En la cumbre del G20 en Roma, Bolsonaro ni siquiera se presentó para la foto de familia en la Fontana di Trevi. Tampoco viajó a Glasgow, donde sí estuvieron nueve gobernadores y, sobre todo, Txai Suruí, una activista de etnia paiter suruí que pidió ayuda para quienes están “en la primera línea del frente”: los líderes de comunidades nativas que por proteger sus bosques se convierten en objetivo prioritario de los sicarios de madereros y narcotraficantes.
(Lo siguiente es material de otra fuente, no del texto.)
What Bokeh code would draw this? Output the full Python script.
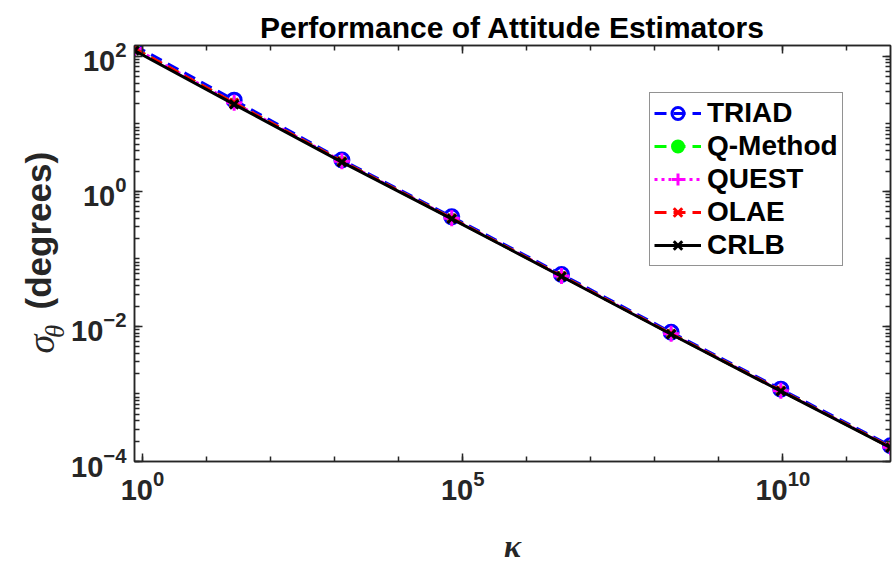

Las investigaciones periodísticas que forzaron la misión de Ricardo Salles como ministro de Medioambiente revelaron la influencia política de las redes que controlan la tala y la minería ilegales. Todos los ministros de Defensa de Bolsonaro han sido generales. En el gabinete, estos ocupan siete ministerios y la vicepresidencia, además de la dirección de Petrobras. Los militares dan forma a un tipo de “Estado profundo” a la brasileña, íntimamente vinculado a los intereses de la agroindustria y al bloque ruralista en el Congreso federal. El gigante de la carne brasileño JBS es la segunda industria alimentaria del mundo. Y desde que Cargill, el gigante agroindustrial estadounidense, se instaló en Santarem en 2000, los bosques circundantes han desaparecido, sustituidos por cultivos de soja que se pierden en el horizonte.

Bioeconomía inclusiva

En estas condiciones, muchos creen que la única salida es la derrota de Bolsonaro en las elecciones de octubre de 2022 a manos de su némesis y único rival viable: el expresidente Luiz Inácio Lula da Silva, que lleva 20 puntos de ventaja al presidente en las encuestas. Con un desempleo en el 14% y la inflación el 9%, el Fondo Monetario Internacional prevé que en 2022 la economía brasileña crecerá menos del 1%.

Pero la última palabra aun no está dicha. Bolsonaro ha abrazado el populismo económico en toda regla. Acaba de reanudar las transferencias de efectivo que empezaron con la pandemia. El propio ministro de Economía, Paulo Guedes, ha dicho que Lula y Dilma Rousseff ganaron cuatro elecciones consecutivas por la popularidad de su programa social estrella, Bolsa Familia, que en 2013 beneficiaba a 12 millones de familias (27% de la población), con unos gastos para ese año de 12.242 millones de dólares (0,51% del PIB).

Todos los posibles candidatos de la “tercera vía” –el gobernador de São Paulo, João Doria, el de Rio Grande do Sul, Eduardo Leite, el exjuez Sergio Moro o el presidente del Senado, Rodrigo Pacheco– tienen el mismo problema: su escasa intención de voto. Ninguno supera el 8%. Lula y Bolsonaro, en cambio, no bajan de los dos dígitos. El 36% dice que solo votaría por Lula y el 28% solo por Bolsonaro.

En una segunda vuelta, Lula gana en todos los escenarios, lo que facilitaría un plan Marshall para la Amazonía como el que propone Juan Carlos Castilla-Rubio, presidente de Moray Biosciences, en Financial Times, planteando lo que llama una “bioeconomía inclusiva” que reforeste 200.000 kilómetros cuadrados y los aprovechase para desarrollar biotecnologías que diseñen, entre otras cosas, microbiomas vegetales que puedan resistir mejor las pestes y la escasez de agua.